PHK Melonjak 32 Persen di Tahun Pertama Prabowo, Kemnaker Ungkap Penyebabnya!
- account_circle Dheza
- calendar_month Rab, 23 Jul 2025
- comment 0 komentar

Ilustrasi Pemutusan Hubungan Kerja (PHK) di tahun pertama kerja Presiden Prabowo Subianto. (Foto: Canva)
Bogorplus.id – Gelombang Pemutusan Hubungan Kerja (PHK) tengah menjadi sorotan di Indonesia di tahun pertama kerja Presiden Prabowo Subianto.
Data terbaru dari Kementerian Ketenagakerjaan (Kemnaker) mengungkapkan bahwa sepanjang Januari hingga Juni 2025, jumlah pekerja yang terkena PHK mencapai 42.385 orang.
Angka ini melonjak tajam sekitar 32,19 persen dibandingkan periode yang sama tahun lalu, yang tercatat hanya 32.064 pekerja.
Lonjakan angka PHK justru memunculkan kekhawatiran akan rapuhnya kondisi industri nasional di tengah situasi ekonomi global yang tidak menentu.
Padahal, salah satu agenda utama pemerintahan Prabowo sendiri adalah stabilitas ekonomi, serta penciptaan lapangan kerja baru.
Jawa Tengah Jadi Provinsi Paling Terdampak
Berdasarkan data Tenaga Kerja Ter-PHK dari Satudata Kemnaker, persebaran kasus PHK menunjukkan titik merah pada sentra-sentra industri besar.
Jawa Tengah menjadi provinsi dengan angka tertinggi, yakni mencapai 10.995 pekerja.
Disusul oleh Jawa Barat dengan 9.494 pekerja, serta Banten dengan 4.267 pekerja yang kehilangan mata pencaharian.
Data ini menggambarkan sektor industri di Pulau Jawa yang selama ini menjadi tulang punggung ekonomi nasional sedang berada di bawah tekanan besar.
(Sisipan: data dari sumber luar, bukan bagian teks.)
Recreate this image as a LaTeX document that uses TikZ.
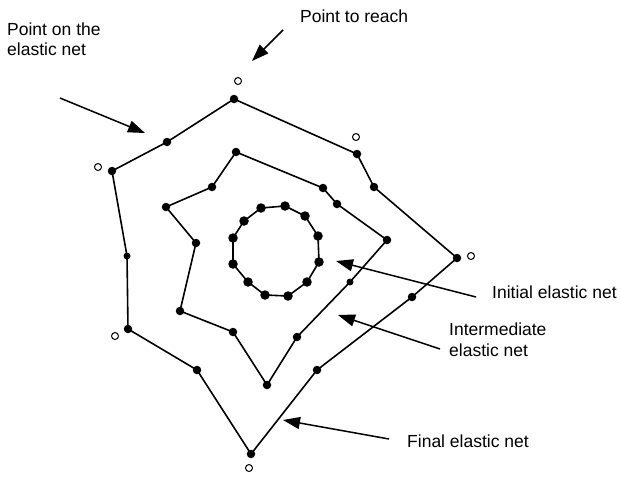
\documentclass[tikz,border=0pt]{standalone}
\usepackage{fontspec}
\setmainfont{Liberation Sans}
\usetikzlibrary{arrows.meta}
\begin{document}
\begin{tikzpicture}[x=1pt,y=-1pt,
  dot/.style={circle,fill=black,inner sep=0pt,minimum size=8.5pt},
  sdot/.style={circle,fill=black,inner sep=0pt,minimum size=7pt},
  cdot/.style={circle,fill=black,inner sep=0pt,minimum size=9.5pt},
  target/.style={circle,draw=black,line width=1pt,inner sep=0pt,minimum width=6pt,minimum height=7pt},
  net/.style={line width=1.6pt,line join=round},
  lbl/.style={font=\fontsize{17.5}{20}\selectfont,inner sep=0pt,anchor=base west},
  ptr/.style={line width=1.5pt,-{Triangle[length=17pt,width=12pt]}}]
\useasboundingbox[fill=white] (0,0) rectangle (621,477);

% final elastic net
\node[dot]  (f1)  at (234,99)  {};
\node[dot]  (f2)  at (167,142) {};
\node[dot]  (f3)  at (112,171) {};
\node[sdot] (f4)  at (127,256) {};
\node[dot]  (f5)  at (128,329) {};
\node[dot]  (f6)  at (197,370) {};
\node[dot]  (f7)  at (251,454) {};
\node[dot]  (f8)  at (317,370) {};
\node[dot]  (f9)  at (412,297) {};
\node[dot]  (f10) at (457,258) {};
\node[dot]  (f11) at (374,187) {};
\node[dot]  (f12) at (357,154) {};
\draw[net] (f1.center) -- (f2.center) -- (f3.center) -- (f4.center) -- (f5.center)
  -- (f6.center) -- (f7.center) -- (f8.center) -- (f9.center) -- (f10.center)
  -- (f11.center) -- (f12.center) -- cycle;

% intermediate elastic net
\node[dot]  (m1)  at (236,152) {};
\node[dot]  (m2)  at (323,188) {};
\node[dot]  (m3)  at (337,204) {};
\node[dot]  (m4)  at (387,240) {};
\node[sdot] (m5)  at (350,282) {};
\node[dot]  (m6)  at (297,337) {};
\node[dot]  (m7)  at (267,385) {};
\node[dot]  (m8)  at (233,332) {};
\node[dot]  (m9)  at (180,311) {};
\node[dot]  (m10) at (196,243) {};
\node[dot]  (m11) at (166,207) {};
\node[dot]  (m12) at (212,187) {};
\draw[net] (m1.center) -- (m2.center) -- (m3.center) -- (m4.center) -- (m5.center)
  -- (m6.center) -- (m7.center) -- (m8.center) -- (m9.center) -- (m10.center)
  -- (m11.center) -- (m12.center) -- cycle;

% initial elastic net
\node[cdot] (c1)  at (261,208) {};
\node[cdot] (c2)  at (285,206) {};
\node[cdot] (c3)  at (305,216) {};
\node[cdot] (c4)  at (318,236) {};
\node[cdot] (c5)  at (319,262) {};
\node[cdot] (c6)  at (307,282) {};
\node[cdot] (c7)  at (288,296) {};
\node[cdot] (c8)  at (265,295) {};
\node[cdot] (c9)  at (248,282) {};
\node[cdot] (c10) at (233,264) {};
\node[cdot] (c11) at (233,238) {};
\node[cdot] (c12) at (244,221) {};
\draw[net] (c1.center) -- (c2.center) -- (c3.center) -- (c4.center) -- (c5.center)
  -- (c6.center) -- (c7.center) -- (c8.center) -- (c9.center) -- (c10.center)
  -- (c11.center) -- (c12.center) -- cycle;

% points to reach
\node[target] (t1) at (238,81)  {};
\node[target] (t2) at (98,167)  {};
\node[target] (t3) at (356,137) {};
\node[target] (t4) at (471,256) {};
\node[target] (t5) at (115,336) {};
\node[target] (t6) at (249,468) {};

% labels
\node[lbl] (lreach) at (300,22) {Point to reach};
\node[lbl,align=left] (lpoint) at (7,55) {Point on the\\[-0.5pt]elastic net};
\node[lbl] (linit) at (492,298) {Initial elastic net};
\node[lbl,align=left] (linter) at (449,356) {Intermediate\\[1pt]elastic net};
\node[lbl] (lfinal) at (407,447) {Final elastic net};

% arrows
\coordinate (a1s) at (283,30);  \coordinate (a1e) at (252,61);
\coordinate (a2s) at (60,98);   \coordinate (a2e) at (145,133);
\coordinate (a3s) at (476,297); \coordinate (a3e) at (336,261);
\coordinate (a4s) at (440,349); \coordinate (a4e) at (338,315);
\coordinate (a5s) at (389,439); \coordinate (a5e) at (283,420);
\draw[ptr] (a1s) -- (a1e);
\draw[ptr] (a2s) -- (a2e);
\draw[ptr] (a3s) -- (a3e);
\draw[ptr] (a4s) -- (a4e);
\draw[ptr] (a5s) -- (a5e);
\end{tikzpicture}
\end{document}
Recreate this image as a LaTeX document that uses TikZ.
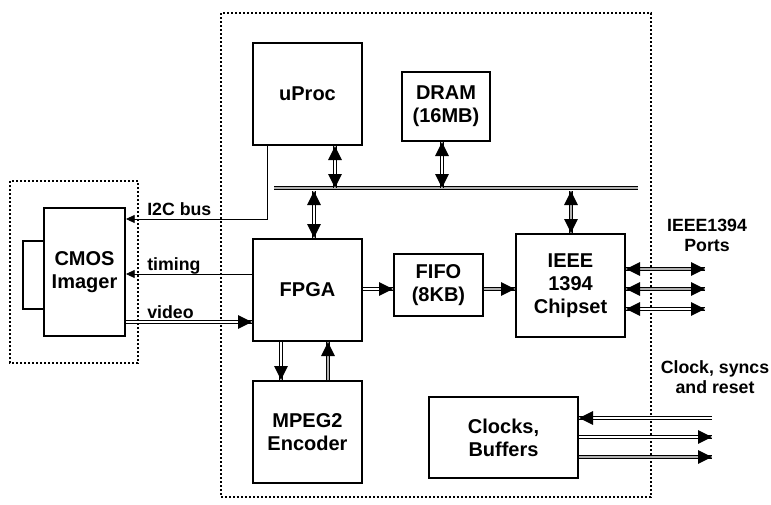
\documentclass[tikz,border=0pt]{standalone}
\usepackage{fontspec}
\setmainfont{Liberation Sans}
\usetikzlibrary{arrows.meta,decorations.markings}
\begin{document}
\begin{tikzpicture}[x=0.75pt,y=-0.75pt,
  box/.style={draw, line width=1.5pt, inner sep=0pt, align=center, font=\bfseries\fontsize{15}{17.25}\selectfont},
  sz/.style 2 args={minimum width=#1*0.75pt, minimum height=#2*0.75pt},
  lbl/.style={font=\bfseries\fontsize{13.3}{15}\selectfont, inner sep=0pt, align=center},
  dotbox/.style={draw, line width=1.6pt, dash pattern=on 1.5pt off 1.5pt},
  dbl/.style={draw, line width=0.6pt, double=white, double distance=1.5pt},
  gbl/.style={draw, line width=0.6pt, double=gray!60, double distance=1.5pt},
  fwdarr/.style={postaction={decorate, decoration={markings,
      mark=at position 1 with {\fill[black] (0pt,0pt) -- (-10.5pt,5.2pt) -- (-10.5pt,-5.2pt) -- cycle;}}}},
  biarr/.style={postaction={decorate, decoration={markings,
      mark=at position 0 with {\fill[black] (0pt,0pt) -- (10.5pt,5.2pt) -- (10.5pt,-5.2pt) -- cycle;},
      mark=at position 1 with {\fill[black] (0pt,0pt) -- (-10.5pt,5.2pt) -- (-10.5pt,-5.2pt) -- cycle;}}}},
  thinarr/.style={draw, line width=0.6pt, -{Triangle[length=6.5pt,width=6pt]}}]
\useasboundingbox (0,0) rectangle (771,504);
% dotted frames
\draw[dotbox] (221,13) rectangle (651,497);
\draw[dotbox] (10,181) rectangle (138,363);
% boxes
\node[box, sz={109}{102}] (uproc) at (307.5,94) {uProc};
\node[box, sz={88}{69}] (dram) at (446,106.5) {DRAM\\(16MB)};
\node[box, sz={21}{68}] (lens) at (33.5,275) {};
\node[box, sz={81}{128}] (cmos) at (84.5,272) {CMOS\\Imager};
\node[box, sz={109}{102}] (fpga) at (307.5,290) {FPGA};
\node[box, sz={89}{62}] (fifo) at (438.5,285) {FIFO\\(8KB)};
\node[box, sz={109}{103}] (ieee) at (570.5,285.5) {IEEE\\1394\\Chipset};
\node[box, sz={109}{102}] (mpeg) at (307.5,432) {MPEG2\\Encoder};
\node[box, sz={149}{81}] (clk) at (503.5,437.5) {Clocks,\\Buffers};
% labels
\node[lbl, anchor=base west] (li2c) at (147,215) {I2C bus};
\node[lbl, anchor=base west] (ltim) at (147,270) {timing};
\node[lbl, anchor=base west] (lvid) at (147,318) {video};
\node[lbl] (lports) at (707,235) {IEEE1394\\Ports};
\node[lbl] (lclk) at (715,377) {Clock, syncs\\and reset};
% coordinates
\coordinate (busL) at (274,188);
\coordinate (busR) at (638,188);
\coordinate (b1) at (335,188);
\coordinate (b2) at (442,188);
\coordinate (b3) at (314,191);
\coordinate (b4) at (571,191);
\coordinate (i2c) at (267,219);
\coordinate (tim) at (0,274);
\coordinate (vid) at (0,322);
\coordinate (ff) at (0,289);
\coordinate (md) at (281,0);
\coordinate (mu) at (328,0);
\coordinate (p1) at (705,269);
\coordinate (p2) at (705,289);
\coordinate (p3) at (705,309);
\coordinate (c1) at (712,418);
\coordinate (c2) at (712,437);
\coordinate (c3) at (712,457);
% bus
\draw[gbl] (busL) -- (busR);
\draw[dbl, biarr] (uproc.south -| b1) -- (b1);
\draw[dbl, biarr] (dram.south -| b2) -- (b2);
\draw[dbl, biarr] (b3) -- (fpga.north -| b3);
\draw[gbl, biarr] (b4) -- (ieee.north -| b4);
% imager links
\draw[thinarr] (uproc.south -| i2c) |- (cmos.east |- i2c);
\draw[thinarr] (fpga.west |- tim) -- (cmos.east |- tim);
\draw[dbl, fwdarr] (cmos.east |- vid) -- (fpga.west |- vid);
% data path
\draw[dbl, fwdarr] (fpga.east |- ff) -- (fifo.west |- ff);
\draw[gbl, fwdarr] (fifo.east |- ff) -- (ieee.west |- ff);
\draw[dbl, fwdarr] (fpga.south -| md) -- (mpeg.north -| md);
\draw[gbl, fwdarr] (mpeg.north -| mu) -- (fpga.south -| mu);
% ports
\draw[gbl, biarr] (ieee.east |- p1) -- (p1);
\draw[gbl, biarr] (ieee.east |- p2) -- (p2);
\draw[dbl, biarr] (ieee.east |- p3) -- (p3);
% clocks
\draw[dbl, fwdarr] (c1) -- (clk.east |- c1);
\draw[dbl, fwdarr] (clk.east |- c2) -- (c2);
\draw[gbl, fwdarr] (clk.east |- c3) -- (c3);
\end{tikzpicture}
\end{document}
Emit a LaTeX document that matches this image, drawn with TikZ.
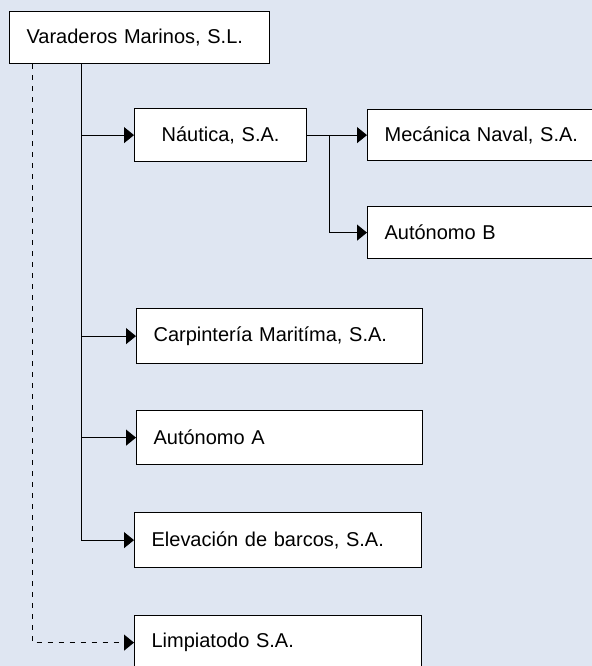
\documentclass[tikz,border=0pt]{standalone}
\usepackage{fontspec}
\setmainfont{Liberation Sans}
\usetikzlibrary{arrows.meta}
\definecolor{fondo}{RGB}{223,230,242}

\begin{document}
\begin{tikzpicture}[x=0.5pt,y=-0.5pt]
\tikzstyle{caja}=[draw,fill=white,line width=0.6pt,anchor=north west,inner xsep=8.5pt,inner ysep=0pt,font=\fontsize{10}{12}\selectfont]
\tikzstyle{flecha}=[line width=0.5pt,-{Triangle[length=5pt,width=8pt]}]
\useasboundingbox[fill=fondo] (0,0) rectangle (592,666);
\foreach \name/\point/\w/\h/\al/\txt in {
	root/{9,11}/260/52/left/{Varaderos Marinos, S.L.},
	naut/{134,108}/172/53/center/{Náutica, S.A.},
	meca/{367,109}/240/51/left/{Mecánica Naval, S.A.},
	autb/{367,206}/240/52/left/{Autónomo B},
	carp/{136,308}/286/55/left/{Carpintería Maritíma, S.A.},
	auta/{136,410}/286/54/left/{Autónomo A},
	elev/{134,512}/287/55/left/{Elevación de barcos, S.A.},
	limp/{134,615}/287/54/left/{Limpiatodo S.A.}}
{
	\pgfmathsetmacro\tw{(\w-34)/2}
	\node[caja,text width=\tw pt,minimum height=\h/2 pt,align=\al] (\name) at (\point) {\txt};
}
\coordinate (tr) at (81,0);
\coordinate (ds) at (32,0);
\coordinate (vz) at (329,0);
\draw[line width=0.5pt] (root.south -| tr) -- (elev.west -| tr);
\foreach \ziel in {naut,carp,auta,elev}
	\draw[flecha] (root.south -| tr) |- (\ziel.west);
\draw[flecha] (naut.east) -- (meca.west);
\draw[flecha] (naut.east -| vz) |- (autb.west);
\draw[flecha,dash pattern=on 2.5pt off 3pt] (root.south -| ds) |- (limp.west);
\end{tikzpicture}
\end{document}
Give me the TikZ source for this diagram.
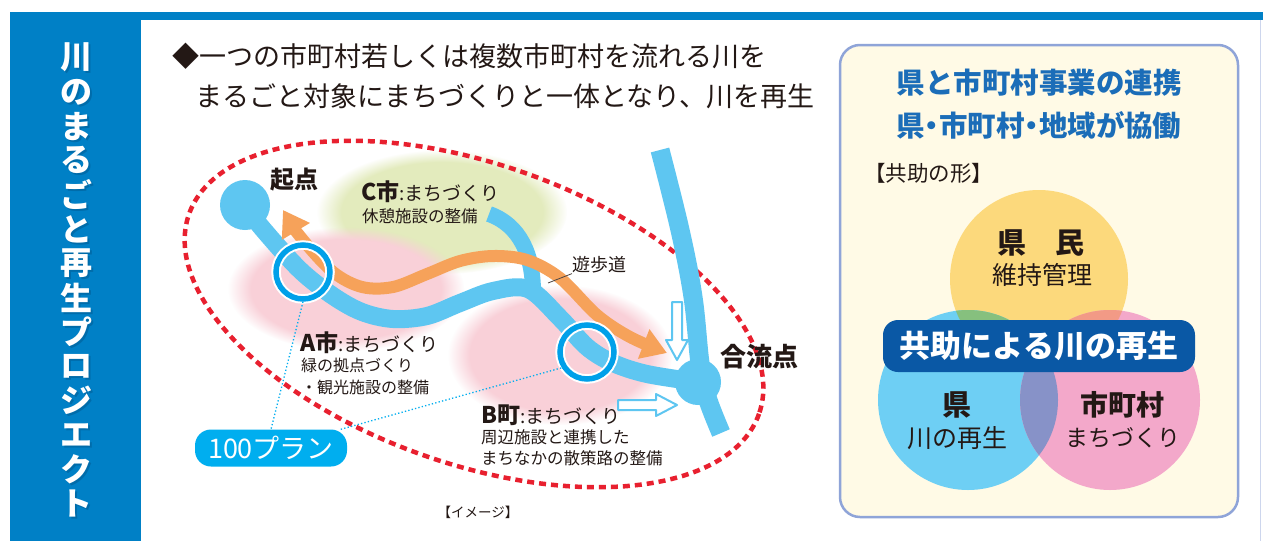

Ribuan keluarga kini berada dalam ancaman kehilangan pendapatan tetap, yang berpotensi memicu dampak sosial, termasuk meningkatnya angka pengangguran dan penurunan daya beli masyarakat.
Kemnaker Ungkap Penyebab Lonjakan PHK
Menanggapi kondisi ini, Menteri Ketenagakerjaan Yassierli menyebut bahwa faktor penyebab PHK sangat beragam.
Mulai dari lesunya pasar global, otomatisasi, perubahan model bisnis, hingga persoalan internal perusahaan.
“PHK itu sendiri penyebabnya macam-macam. Ada PHK karena pasar industri sedang turun, ada juga karena perusahaan mengubah model bisnis, dan ada pula yang berkaitan dengan persoalan internal serta hubungan industrial,” kata Yassierli.
Selain itu, perkembangan teknologi dan otomatisasi di beberapa sektor industri juga mendorong efisiensi besar-besaran, sehingga kebutuhan tenaga kerja manual semakin berkurang.
Melihat tren peningkatan tersebut, kekhawatiran besar muncul bahwa jumlah korban PHK akan terus bertambah hingga akhir 2025.
Yassierli menegaskan, Kemnaker kini tengah menyusun laporan terperinci, mencakup data per provinsi hingga sektor industri yang paling terdampak.
“Kami berupaya mencari solusi bersama para pelaku industri untuk menekan angka PHK. Namun, dinamika pasar global dan faktor efisiensi di dalam negeri menjadi tantangan besar,” jelas dia.